Design Trade-offs for Machine Learning Solutions on Reconfigurable Devices

Michaela Blott, Principal Engineer at Xilinx

Slides available here


Machine learning algorithms such as Convolutional Neural Networks become increasingly popular, as their accuracy outpaces many traditional algorithms, while requiring no domain expertise and no explicit programming. However, a significant computational and memory challenge remains which limits their adoption in energy constrained compute environments. Research has shown that radical quantization of the original floating point representations of network inference parameters and processing data at extreme reduced precision is possible without significant loss in accuracy. For hardware implementations targeting currently available field programmable gate arrays (FPGAs), this provides tremendous potential to scale compute capabilities well above 100 TOPS/sec through customization of hardware circuits.
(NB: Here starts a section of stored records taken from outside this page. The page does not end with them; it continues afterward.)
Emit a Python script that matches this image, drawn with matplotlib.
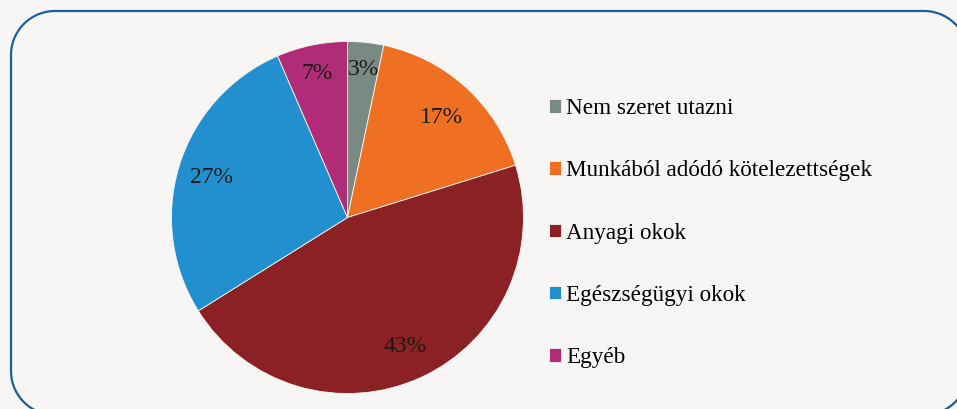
import matplotlib
matplotlib.use("Agg")
import numpy as np
import matplotlib.pyplot as plt
from matplotlib.lines import Line2D

# Data (slice shares as drawn, labels as printed on the chart)
categories = ["Nem szeret utazni", "Munkából adódó kötelezettségek",
              "Anyagi okok", "Egészségügyi okok", "Egyéb"]
shares = [3.3, 16.9, 45.9, 27.4, 6.5]
pct_labels = ["3%", "17%", "43%", "27%", "7%"]
colors = ["#7a8a83", "#f07023", "#8b2125", "#2290cf", "#b02c77"]

# label distance from centre (fraction of radius), per slice
label_r = [0.86, 0.79, 0.79, 0.81, 0.85]

plt.rcParams["font.family"] = ["Liberation Serif", "DejaVu Serif"]
bg = "#f7f6f4"

W, H = 957, 409
fig = plt.figure(figsize=(W / 100, H / 100), dpi=100, facecolor=bg)

# rounded frame, built in pixel units then mapped to figure fraction
x0, x1, y0, y1, rc = 11, 968, -6, 398, 44
t = np.linspace(0, np.pi / 2, 30)
px, py = [], []
for (ccx, ccy, a0) in [(x1 - rc, y1 - rc, 0), (x0 + rc, y1 - rc, np.pi / 2),
                       (x0 + rc, y0 + rc, np.pi), (x1 - rc, y0 + rc, 1.5 * np.pi)]:
    px += list(ccx + rc * np.cos(a0 + t))
    py += list(ccy + rc * np.sin(a0 + t))
px.append(px[0])
py.append(py[0])
fig.add_artist(Line2D(np.array(px) / W, np.array(py) / H, transform=fig.transFigure,
                      color="#1b5f9f", linewidth=1.6, clip_on=False))

cx, cy, r = 347.5, H - 217.5, 176
ax = fig.add_axes([(cx - r) / W, (cy - r) / H, 2 * r / W, 2 * r / H])
ax.set_facecolor(bg)

wedges, _ = ax.pie(shares, colors=colors, startangle=90, counterclock=False,
                   wedgeprops=dict(linewidth=0.6, edgecolor=bg))
for w, lab, d in zip(wedges, pct_labels, label_r):
    mid = np.deg2rad((w.theta1 + w.theta2) / 2)
    ax.text(d * np.cos(mid), d * np.sin(mid), lab, ha="center",
            va="center_baseline", fontsize=17, color="#1a1a1a")
ax.set_xlim(-1, 1)
ax.set_ylim(-1, 1)

fig.legend(wedges, categories, loc="upper left",
           bbox_to_anchor=(549 / W, 1 - 98 / H), frameon=False,
           fontsize=16.7, handlelength=0.52, handleheight=0.52,
           handletextpad=0.22, labelspacing=1.78, borderpad=0, borderaxespad=0)

fig.savefig("out.png", dpi=100, facecolor=bg)
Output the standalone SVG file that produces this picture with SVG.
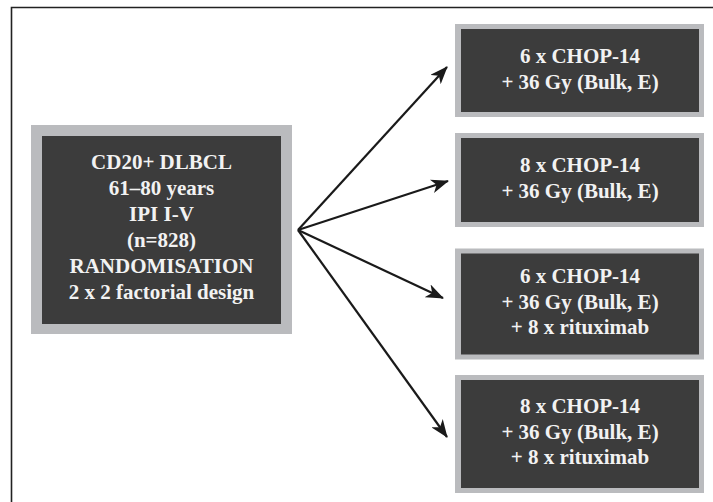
<svg xmlns="http://www.w3.org/2000/svg" width="713" height="502" viewBox="0 0 713 502">
<defs>
<style>
.outer{fill:#babbbe;}
.inner{fill:#3c3c3c;}
.t{font-family:"Liberation Serif","Times New Roman",serif;font-weight:bold;font-size:21px;fill:#f2f2f2;text-anchor:middle;}
.frame{stroke:#222;stroke-width:1.6;fill:none;}
.conn{stroke:#1a1a1a;stroke-width:2.2;fill:none;}
</style>
<marker id="ah" viewBox="0 0 18 14" refX="17" refY="7" markerWidth="18" markerHeight="14" markerUnits="userSpaceOnUse" orient="auto">
<path d="M0,0 L18,7 L0,14 L5,7 Z" fill="#1a1a1a"/>
</marker>
</defs>
<rect width="713" height="502" fill="#fff"/>
<path class="frame" d="M11.5,502 V7.5 H713"/>

<g id="start">
<rect class="outer" x="31" y="125" width="261" height="209"/>
<rect class="inner" x="42" y="136" width="239" height="188"/>
<text class="t" x="161.5" y="168.5">CD20+ DLBCL</text>
<text class="t" x="161.5" y="194.5">61–80 years</text>
<text class="t" x="161.5" y="220.5">IPI I-V</text>
<text class="t" x="161.5" y="246.5">(n=828)</text>
<text class="t" x="161.5" y="272.5">RANDOMISATION</text>
<text class="t" x="161.5" y="298.5">2 x 2 factorial design</text>
</g>

<g id="arm1">
<rect class="outer" x="455" y="24" width="249" height="93"/>
<rect class="inner" x="461" y="29" width="238" height="83"/>
<text class="t" x="580" y="62.5">6 x CHOP-14</text>
<text class="t" x="580" y="88.5">+ 36 Gy (Bulk, E)</text>
</g>

<g id="arm2">
<rect class="outer" x="455" y="133" width="249" height="94"/>
<rect class="inner" x="461" y="138" width="238" height="84"/>
<text class="t" x="580" y="172">8 x CHOP-14</text>
<text class="t" x="580" y="198">+ 36 Gy (Bulk, E)</text>
</g>

<g id="arm3">
<rect class="outer" x="455" y="248.5" width="249" height="111"/>
<rect class="inner" x="461" y="253.5" width="238" height="101"/>
<text class="t" x="580" y="283">6 x CHOP-14</text>
<text class="t" x="580" y="308.5">+ 36 Gy (Bulk, E)</text>
<text class="t" x="580" y="334">+ 8 x rituximab</text>
</g>

<g id="arm4">
<rect class="outer" x="455" y="375" width="249" height="118"/>
<rect class="inner" x="461" y="380" width="238" height="108"/>
<text class="t" x="580" y="413">8 x CHOP-14</text>
<text class="t" x="580" y="438.5">+ 36 Gy (Bulk, E)</text>
<text class="t" x="580" y="464">+ 8 x rituximab</text>
</g>

<g id="connectors">
<line class="conn" x1="298" y1="230" x2="447" y2="67" marker-end="url(#ah)"/>
<line class="conn" x1="298" y1="230" x2="448" y2="181" marker-end="url(#ah)"/>
<line class="conn" x1="298" y1="230" x2="443" y2="298" marker-end="url(#ah)"/>
<line class="conn" x1="298" y1="230" x2="447" y2="437" marker-end="url(#ah)"/>
</g>
</svg>
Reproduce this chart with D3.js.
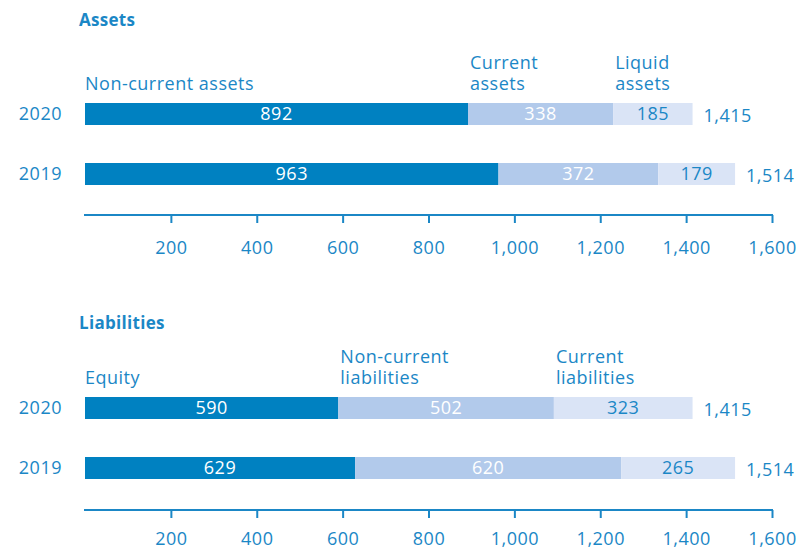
<!DOCTYPE html>
<html>
<head>
<meta charset="utf-8">
<script src="https://cdn.jsdelivr.net/npm/d3@7"></script>
<style>
  body { margin: 0; background: #fff; }
  svg text { font-family: "Open Sans", "Noto Sans", sans-serif; }
</style>
</head>
<body>
<div id="chart"></div>
<script>
// years shown as rows, newest first
const years = ["2020", "2019"];

// Assets
const assetSegments = ["Non-current assets", "Current assets", "Liquid assets"];
const assetLabelLines = [["Non-current assets"], ["Current", "assets"], ["Liquid", "assets"]];
const assets2020 = [892, 338, 185];
const assets2019 = [963, 372, 179];
const assetTotals = [1415, 1514];

// Liabilities
const liabSegments = ["Equity", "Non-current liabilities", "Current liabilities"];
const liabLabelLines = [["Equity"], ["Non-current", "liabilities"], ["Current", "liabilities"]];
const liab2020 = [590, 502, 323];
const liab2019 = [629, 620, 265];
const liabTotals = [1415, 1514];

const tickValues = [200, 400, 600, 800, 1000, 1200, 1400, 1600];

const colors = ["#0081c1", "#b2caeb", "#dae4f6"];
const labelColors = ["#ffffff", "#ffffff", "#1b87c6"];
const textBlue = "#1b87c6";

const width = 801, height = 551;
const fontSize = "18px";
const spacing = "0.5px";

const svg = d3.select("#chart").append("svg")
  .attr("width", width)
  .attr("height", height);

const x = d3.scaleLinear().domain([0, 1600]).range([85, 772]);
const fmt = d3.format(",");

// draws one panel (title, stacked bars, axis)
const drawPanel = (opts) => {
  const g = svg.append("g").attr("transform", `translate(0,${opts.top})`);

  g.append("text")
    .attr("x", 79).attr("y", 26)
    .attr("fill", textBlue)
    .style("font-size", "17px")
    .style("letter-spacing", "0.3px")
    .style("font-weight", "bold")
    .text(opts.title);

  // bands: 22px bars, 60px apart
  const y = d3.scaleBand()
    .domain(years)
    .range([opts.barTop, opts.barTop + 82])
    .paddingInner(38 / 60)
    .paddingOuter(0);

  const rows = [opts.v2020, opts.v2019];

  rows.forEach((vals, i) => {
    const year = years[i];
    const stack = d3.cumsum(vals);
    const starts = [0, ...stack.slice(0, -1)];
    const mid = y(year) + y.bandwidth() / 2;
    const row = g.append("g");

    row.selectAll("rect")
      .data(vals)
      .enter()
      .append("rect")
        .attr("x", (d, j) => x(starts[j]))
        .attr("y", y(year))
        .attr("width", (d, j) => x(stack[j]) - x(starts[j]))
        .attr("height", y.bandwidth())
        .attr("fill", (d, j) => colors[j]);

    row.selectAll("text.val")
      .data(vals)
      .enter()
      .append("text")
        .attr("class", "val")
        .attr("x", (d, j) => (x(starts[j]) + x(stack[j])) / 2)
        .attr("y", mid)
        .attr("dy", "0.36em")
        .attr("text-anchor", "middle")
        .attr("fill", (d, j) => labelColors[j])
        .style("font-size", fontSize)
        .style("letter-spacing", spacing)
        .text(d => d);

    // year label
    row.append("text")
      .attr("x", 62)
      .attr("y", mid)
      .attr("dy", "0.36em")
      .attr("text-anchor", "end")
      .attr("fill", textBlue)
      .style("font-size", fontSize)
      .style("letter-spacing", spacing)
      .text(year);

    // total
    row.append("text")
      .attr("x", x(opts.totals[i]) + 11)
      .attr("y", mid + 2)
      .attr("dy", "0.36em")
      .attr("fill", textBlue)
      .style("font-size", fontSize)
      .style("letter-spacing", spacing)
      .text(fmt(opts.totals[i]));
  });

  // segment names above the 2020 bar, one text per line
  const stack2020 = d3.cumsum(opts.v2020);
  const starts2020 = [0, ...stack2020.slice(0, -1)];
  opts.labelLines.forEach((lines, j) => {
    const lx = x(starts2020[j]) + (j === 0 ? 0 : 2);
    lines.forEach((line, k) => {
      g.append("text")
        .attr("x", lx)
        .attr("y", y(years[0]) - 13 - (lines.length - 1 - k) * 21)
        .attr("fill", textBlue)
        .style("font-size", fontSize)
        .style("letter-spacing", spacing)
        .text(line);
    });
  });

  // axis
  const axis = d3.axisBottom(x)
    .tickValues(tickValues)
    .tickFormat(fmt)
    .tickSize(8)
    .tickPadding(opts.tickPad);

  const ax = g.append("g")
    .attr("transform", `translate(0,${opts.axisY})`)
    .call(axis);

  ax.select(".domain")
    .attr("d", `M${x(0) - 1},0H${x(1600) + 1}`)
    .attr("stroke", textBlue)
    .attr("stroke-width", 2);
  ax.selectAll(".tick line")
    .attr("stroke", textBlue)
    .attr("stroke-width", 2);
  ax.selectAll(".tick text")
    .attr("fill", textBlue)
    .style("font-size", fontSize)
    .style("letter-spacing", spacing);
};

drawPanel({
  title: "Assets", top: 0, barTop: 103, axisY: 215, tickPad: 18,
  v2020: assets2020, v2019: assets2019, totals: assetTotals,
  labelLines: assetLabelLines
});

drawPanel({
  title: "Liabilities", top: 303, barTop: 94, axisY: 207, tickPad: 14,
  v2020: liab2020, v2019: liab2019, totals: liabTotals,
  labelLines: liabLabelLines
});
</script>
</body>
</html>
Within this talk, we compare potential hardware implementations using GPUs, FPGAs and ASICs. In respect to FPGAs, we’ll take a look at some of the really interesting design trade-offs that can be achieved in the vast design space comprised of accuracy, throughput, latency and power consumption over a spectrum of implementations which leverage different architectures, numerical representations and precisions.

About the speaker

Michaela Blott Michaela Blott is a Principal Engineer at Xilinx Research, where she is heading a team of international researchers, with over 25 years of experience in computer architecture, FPGA and board design. She is leading Xilinx’s research in regards to bringing FPGAs into new application domains, such as machine learning, hyperscale deployments, and high-speed networking, investigating system architectures with emerging memory technologies with an emphasis on building complete implementations. She graduated from the University of Kaiserslautern in Germany and worked in both research institutions (ETH and Bell Labs) as well as development organizations and was deeply involved in large scale international collaborations such as NetFPGA-10G. She is strongly involved with the international research community as technical co-chair of FPL’2018, industry advisor on numerous European research projects, organizer of a SC’2015/6/7/8 workshop and serves on the technical program committee of numerous conferences (DATE, FPGA, FPL, GLOBALSIP, Hipeac).